FAUN FABLES / Family Album (Drag City)
Dawn McCarthy has unfortunately slipped under the radar of all the
underground publicity hype machines and hardly ever mentioned in the same
breath as all the other neo-folkies worshipped and adored by scenesters.
The question is why? Is she too weird for "New Weird America?" Dawn the
Faun's records and live performances are severely magnificent; her voice
which
ranges from delicate whisper to husky bellow is rivetting; her dark, yet
animated songs are full of amazing imagery, and while she evokes the spirits
of some of the great folk godparents people are aping these days (Shirley
Collins etc.) she transforms the music into something so unique and personal.
A recent live show started out with her and her partner Nils Frykdahl (of the
equally esoteric Sleepytime Gorilla Museum) taking tea before erupting into
ritualistic clog dance. Talk about a way to open a show. On stage they
lulled everyone into submission with
acoustic guitars, autoharps and strings, while alternately spooking the
bejesus
out of all with passages of clanging cacophany. And someone dressed like an
old
woman creaked up onto the stage midsong and sat down in a rocking chair. On
this
record, Dawn and a cast of dozens weave a tapestry of sound with
congregational
vocals, gamelan, glockenspiel, cello, dogs (!), crows and wolves (!!) and
she even thanks Laura Ingalls Wilder in the liners. And woven through it
all are allegiances to family, yearing for innocence, addressing old age,
love, death, familiar topics, yet presented in a very unprecedented
way.
HANS EDLER / Elektron Kukeso (Boy Wonder)
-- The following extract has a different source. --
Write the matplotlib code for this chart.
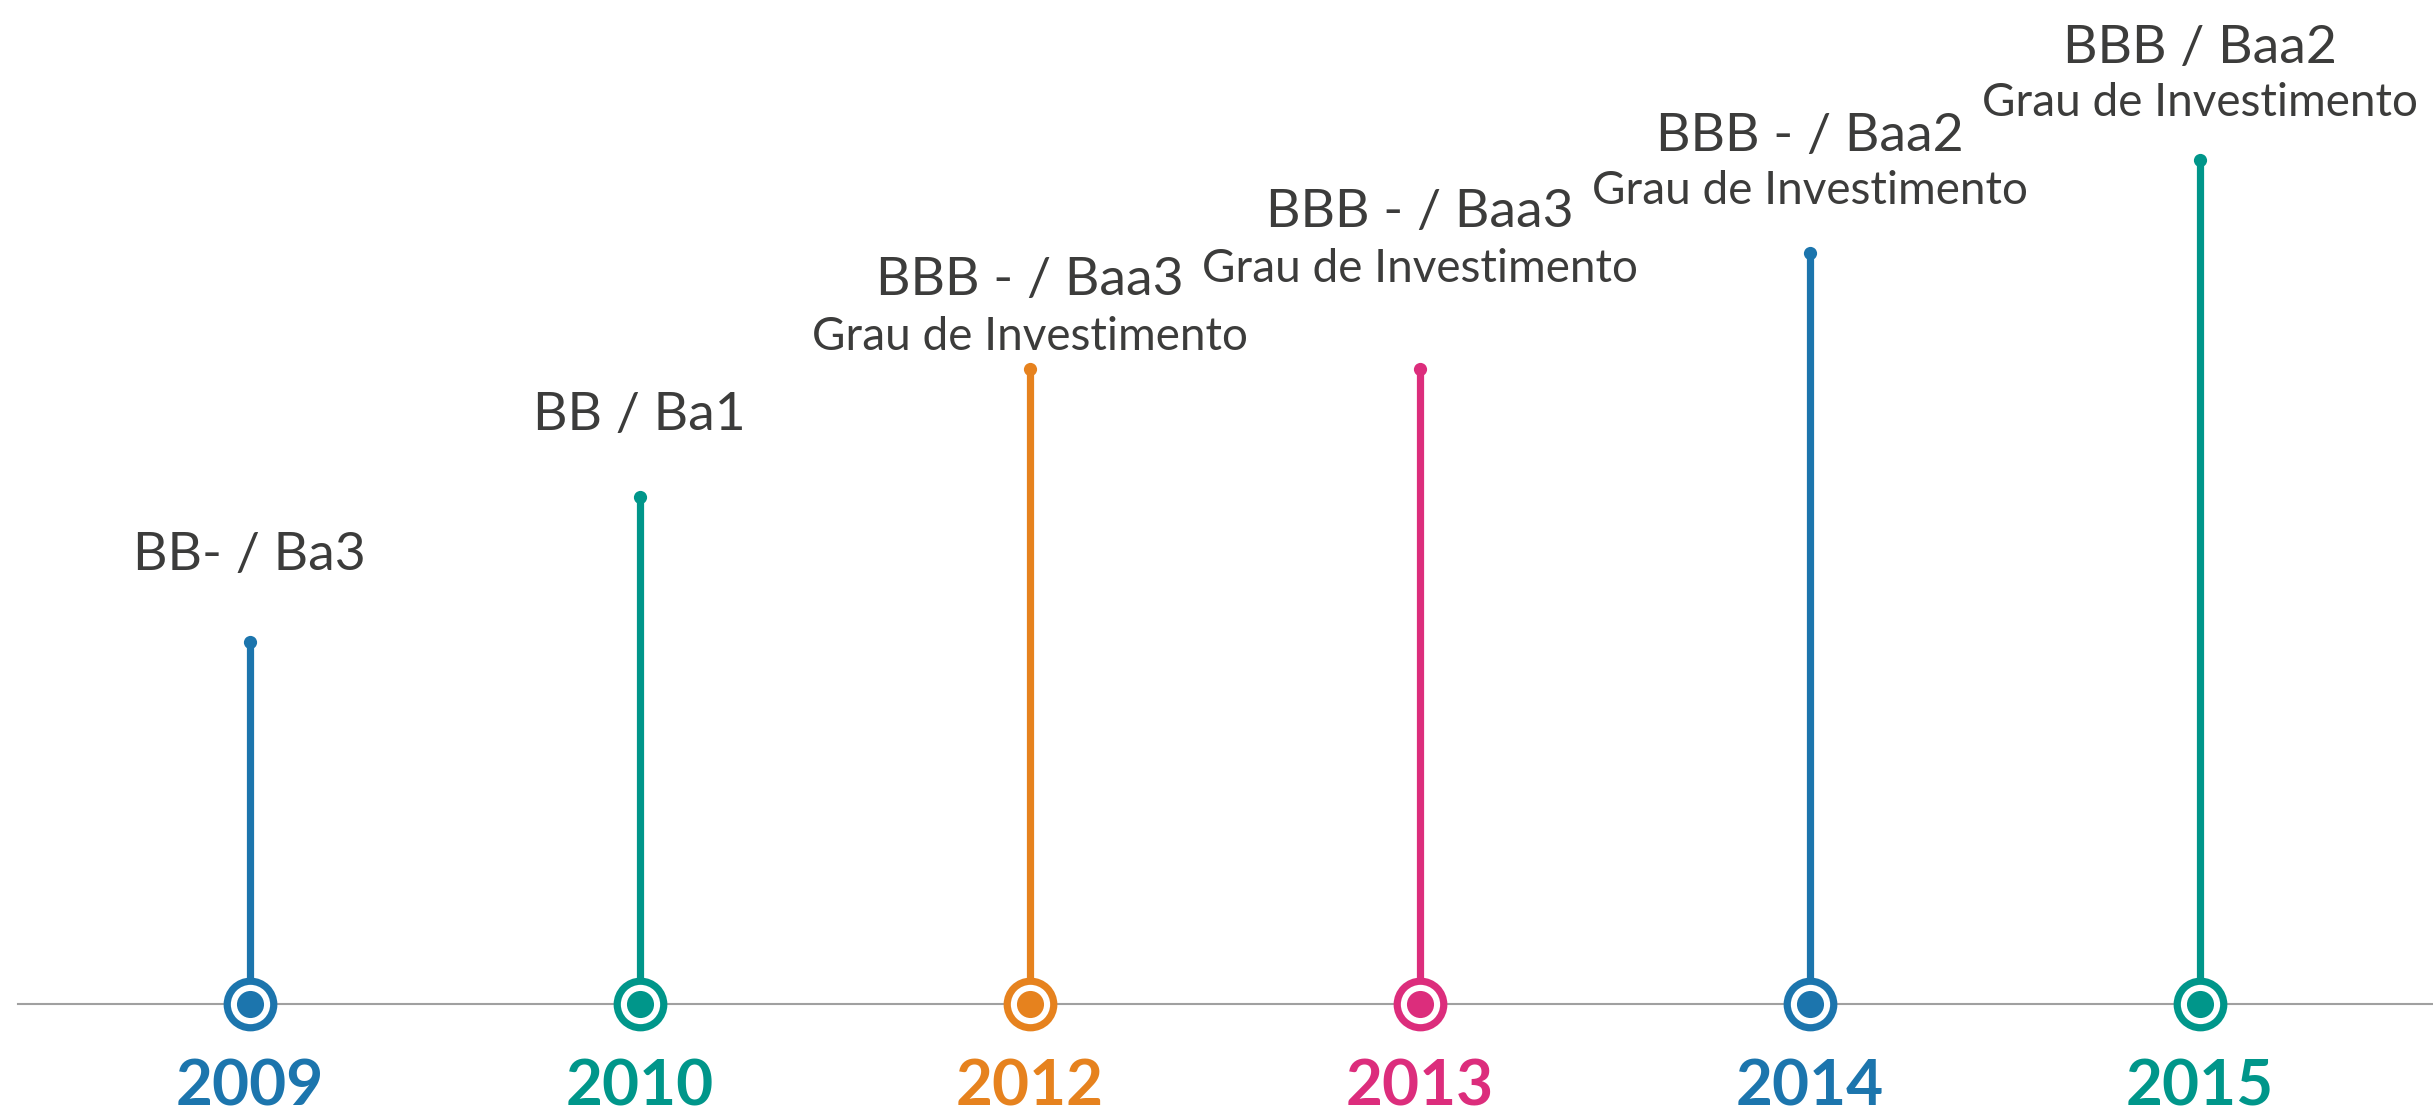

Sent by a Swedish listener, this newly issued CD is a very bizarre
addition to ever-growing pile of excavated electronic laboratory
weirdo/wonders that our listeners have grown to know and love over the
years. Originally released in 1971, this is being touted as Sweden's first
electronic pop record, produced in Stockholm's EMS studios which housed a
gigantic computer stretching 30 feet long. Edler's Brian Wilson
sensibilities mixed with his technical no-know produced this odd gem of
gurgling, primitive electronics with some very melodic layers of sounds
(inclduing vocals in Swedish). It's an odd, and very endearing
juxtaposition.
TENJO SAJIKI / Den'en Ni Shisu
(Showboat/Sky Station)
A nice example of the recent flood of late 1960's-early 1970's psych
reissues from Japan that are in the more theatrical vein. The period saw
political upheaval and protesting amidst much of the country's students
and youth; and while the underground movements weren't as widespread
as say those in the USA, the pockets of artistic institutions that
responded to political causes (like the decimation of natural resources to
make way for Tokyo's airport, for example), responded in musical and
theatrical activities that drew on their own tradition as much as those
from the West. Rock and roll in Japan started to morph into some very weird
pools of gunk, as documented by bands like the Lost Araaf (with Keiji Haino),
and Les Rallizes Denudes, who took their cues from the free elements of the
Western underground (Velvets, Doors, Albert Ayler). The Tokyo Kid Brothers
added very theatrical elements to their Faust-like approach to psychedelic
rock, and this record too is a monster from 1974. Tenjo Sajiki was an
extreme-theater kind of group formed by poet/activist/filmmaker Shuji
Terayama, and this is the soundtrack to a film with them scored by psych
greats JA Caesar. Gorgeous passages of booming voices singing Japanese
traditional music, mixed with pounding passages of Magma-ish complexity and
fuzzed out guitar excursions. Really varied, beautiful stuff.